Il capitolo 9 del Vangelo di s. Marco racconta molte cose. I discepoli e Gesù hanno fatto tanta strada insieme, hanno condiviso guarigioni, annunci particolari; hanno compartecipato a gioie e dolori. Ormai si può dire che si conoscono profondamente tra loro, si sentono una famiglia, cercano di volersi bene nonostante litigi e incomprensioni come accade in ogni vera storia di amicizia; percepiscono Gesù come uno di loro, ma erroneamente credono sia di loro proprietà, cercano di tenere Gesù protetto e lontano dagli occhi di tutti. Poi succede che dopo un’esperienza a cui i dodici hanno assistito, Giovanni, il più piccolo di tutti, con il coraggio che solo i giovani possono avere dice a Gesù: «[…] Maestro, abbiamo visto uno che scacciava demòni nel tuo nome e volevamo impedirglielo, perché non ci seguiva». Ma Gesù disse: «Non glielo impedite […]».
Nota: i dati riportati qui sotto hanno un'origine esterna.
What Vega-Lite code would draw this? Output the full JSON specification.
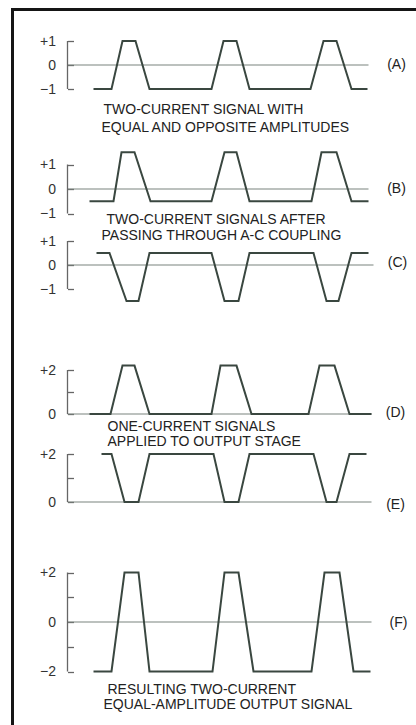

…Abbiamo visto che un uomo stava facendo del bene, che stava ridando la vita a qualcuno, ma noi ci siamo messi in mezzo perché non appartiene al nostro gruppo, perché non ci segue, perché non lo conoscevamo. Invece di aprire le stanze del cuore, chiudiamo porte e finestre al bene. Invece di aprirci a un incontro, gettiamo le chiavi e giriamo le spalle. Abbiamo sempre questa tendenza a voler impedire il bene non fatto da noi o magari a non riconoscerlo. Abbiamo sempre cercato di mettere Gesù dentro confini molto rigidi, di farlo stare dentro le nostre linee programmatiche di intervento. E invece Gesù si libera da tutto questo con un bellissimo “comandamento” che forse, in questo tempo inedito, dovemmo riscoprire: “non glielo impedite…”.
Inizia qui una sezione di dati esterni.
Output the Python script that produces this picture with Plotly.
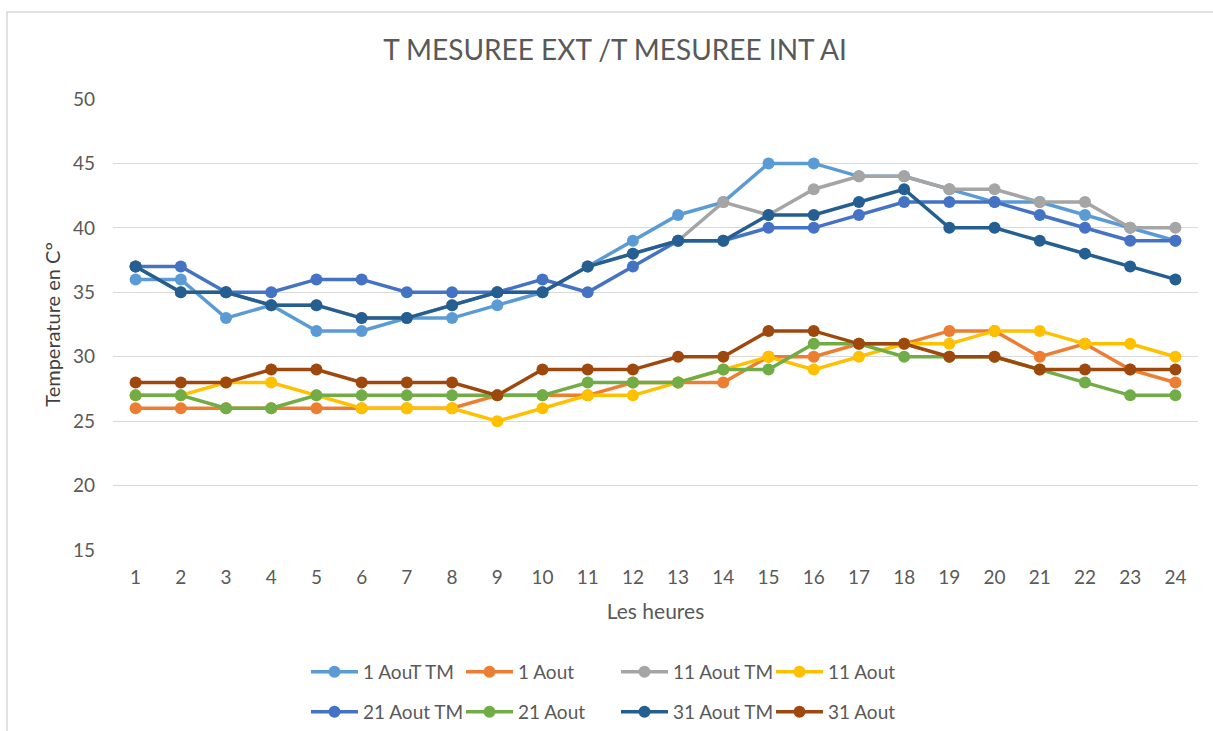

La meravigliosa esperienza di non impedire il bene che passa da cuore a cuore, da mano a mano, da sguardo a sguardo, è l’immagine di una Chiesa che è capace di riflettere la luce per poter raggiunger tutti. Una Chiesa al plurale, animata da un “noi” universale che vive per gli altri e negli altri e che trova nutrimento dall’operato di ciascuno, dall’impegno del singolo che con cura sa stare “nel piccolo e col piccolo”: solo così il grande si rivela. Solo così la nostra Chiesa può essere la sintesi di vite e storie che si mescolano e diventano pane buono per tutti e per ciascuno.
Papa Francesco nell’Esortazione apostolica Christus Vivit (nn. 206 – 207) scrive così: “In questo modo, imparando gli uni dagli altri, potremo riflettere meglio quel meraviglioso poliedro che dev’essere la Chiesa di Gesù Cristo. Essa può attrarre i giovani proprio perché non è un’unità monolitica, ma una rete di svariati doni che lo Spirito riversa incessantemente in essa, rendendola sempre nuova nonostante le sue miserie”.
Essere dunque un “meraviglioso poliedro” capace di riflettere la luce da ogni angolo e da ogni lato vuol dire non trattenere niente per sé, non impedire di fare il bene, riconoscere il bene fatto da altri che sono lontani da noi, ma non sono lontani dal cuore di Dio e lasciare che questo bene si moltiplichi e irradi senza sosta.
Ti lascio in dono una frase di Etty Hillesum che riassume tutto quanto in poche parole: “Fiorire e dar frutti in qualunque terreno si sia piantati – non potrebbe essere questa l’idea?”.